At like 16 months? Yeah, I mean, like, yeah, certainly, you know, that would be that's that kind of those kinds of numbers are fine. But again, it depends a lot on the category, right? Like and with a large Fortune 500 company, that 60 to 24 is totally fine. You know, with a smaller, you know, mid market digital first company, you know, we obviously need it to be lower than that. So yeah.
Because you're assuming churn might be a little higher or lifetime value lower, things like that. And there's business risk with them or the expansion dynamics are different or whatever it happens to be. Interesting. When you do spend money to, I mean, you spend money to acquire customers, right? Where are you spending that money?
I assume there's some headcount of the 300 that are focused on this. I'm assuming you're doing some paid, but anything unique you're doing there? You know, I think I would say something unique. We do a lot of internal dogfooding and use Braze at Braze quite a bit.
And so as we're moving, and we do this not just for prospects, but also for new customers and for new employees, where these are all just kind of a lifecycle journey, right? And we want to be able to kind of communicate and orchestrate across all different channels as we are working to improve relationships. And so there's a lot that's done there. And you know, that
ability to kind of have real-time data flowing through the system and taking action across a lot of different channels has allowed for us to run some great strategies. I think that we're not built to be a kind of B2B scale platform. We sell primarily into consumer scale businesses. And so it is interesting with us kind of dogfooding our own product at a smaller scale than that.

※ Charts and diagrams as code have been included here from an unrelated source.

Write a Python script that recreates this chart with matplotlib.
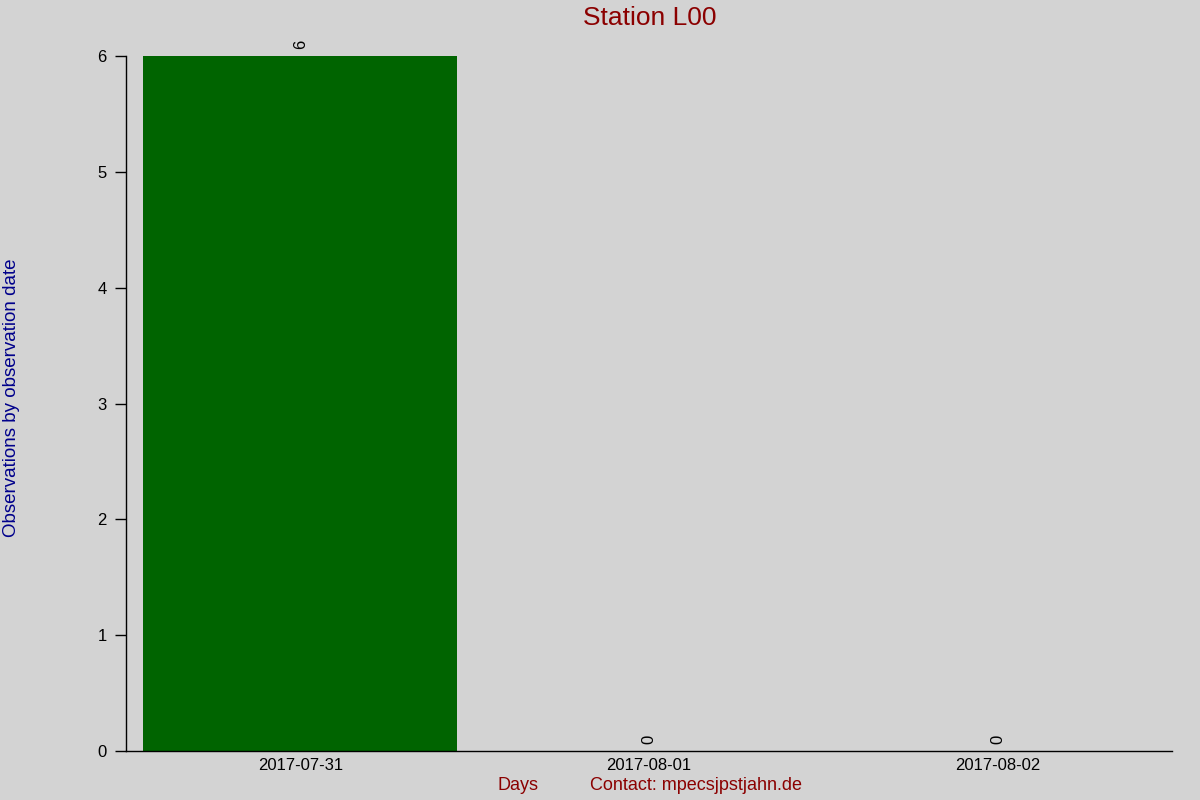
import matplotlib
matplotlib.use("Agg")
import matplotlib.pyplot as plt

days = ["2017-07-31", "2017-08-01", "2017-08-02"]
counts = [6, 0, 0]
yticks = [0, 1, 2, 3, 4, 5, 6]

plt.rcParams["font.family"] = ["Liberation Sans", "DejaVu Sans"]
bg = "#d3d3d3"

fig = plt.figure(figsize=(12, 8), dpi=100, facecolor=bg)
ax = fig.add_axes([0.105, 0.06125, 0.8717, 0.86875], facecolor=bg)

x = list(range(len(days)))
ax.bar(x, counts, width=0.9, color="#006400")

for xi, c in zip(x, counts):
    ax.annotate(str(c), (xi, c), xytext=(0, 5), textcoords="offset points",
                rotation=90, ha="center", va="bottom", fontsize=12)

ax.set_xlim(-0.5, 2.5)
ax.set_ylim(0, 6)
ax.set_xticks(x)
ax.set_xticklabels(days, fontsize=12)
ax.set_yticks(yticks)
ax.set_yticklabels([str(v) for v in yticks], fontsize=12)
ax.tick_params(axis="x", length=0, pad=5)
ax.tick_params(axis="y", length=8, width=1, pad=6)

for s in ["top", "right"]:
    ax.spines[s].set_visible(False)
ax.spines["left"].set_linewidth(1)
ax.spines["bottom"].set_linewidth(1)

fig.text(0.5417, 0.977, "Station L00", ha="center", va="center",
         fontsize=19, color="#8b0000")
fig.text(0.010, 0.503, "Observations by observation date", rotation=90,
         ha="center", va="center", fontsize=13.5, color="#00008b")
fig.text(0.4317, 0.0175, "Days", ha="center", va="center",
         fontsize=13, color="#8b0000")
fig.text(0.4917, 0.0175, "Contact: mpecsjpstjahn.de", ha="left", va="center",
         fontsize=13, color="#8b0000")

fig.savefig("out.png", dpi=100, facecolor=bg)
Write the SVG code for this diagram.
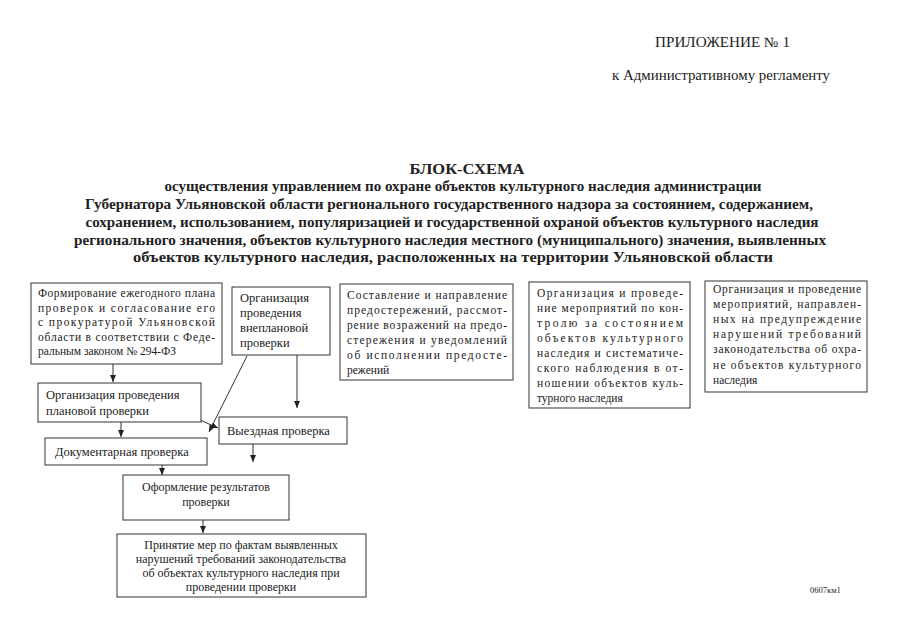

It's an interesting kind of lens from a product insight perspective as well. Yeah. Have you guys passed 100 million bucks in ARR yet? Yeah, we haven't passed that yet. It's certainly within range. You know, the way that we're given our growth rate, you know, it's a number that we can see in the near future. Do you see that like next year? Are you still thinking maybe two years to hit that?
I think that we could get there next year for sure. It's like like it's a stretch kind of uncomfortable goal for next year or no, it's like we should do this. Otherwise, we're not growing how we should. Yeah, we feel good about it. Yeah, that's good. All right. Very good. And then in terms of, I mean, today we can kind of back into a minimum, right?
So if everything's starting out at a hundred grand in terms of ACVs and you've got over 600 customers, that puts you north of 5 million bucks a month today. Is that accurate? Something like that. Yeah. Yeah. That's great. And then when you look at growth year over year, where were you about a year ago today? Uh, uh, I don't know, mid 30s, something like that. I don't remember exactly.
You mean like 35, 35% of your growth or ARR? We're chatting, uh, that's, that's ARR. We're chatting December 13th right now. So, uh, you know, obviously Q, end of Q4 is coming up, uh, and end of Q4 was coming up last year. So I don't remember exactly, but. Yeah, yeah, yeah. No, well, so look, Q4 is a big one. You know, your sales reps are going, Hey, listen, buy it now. It's a 30% discount.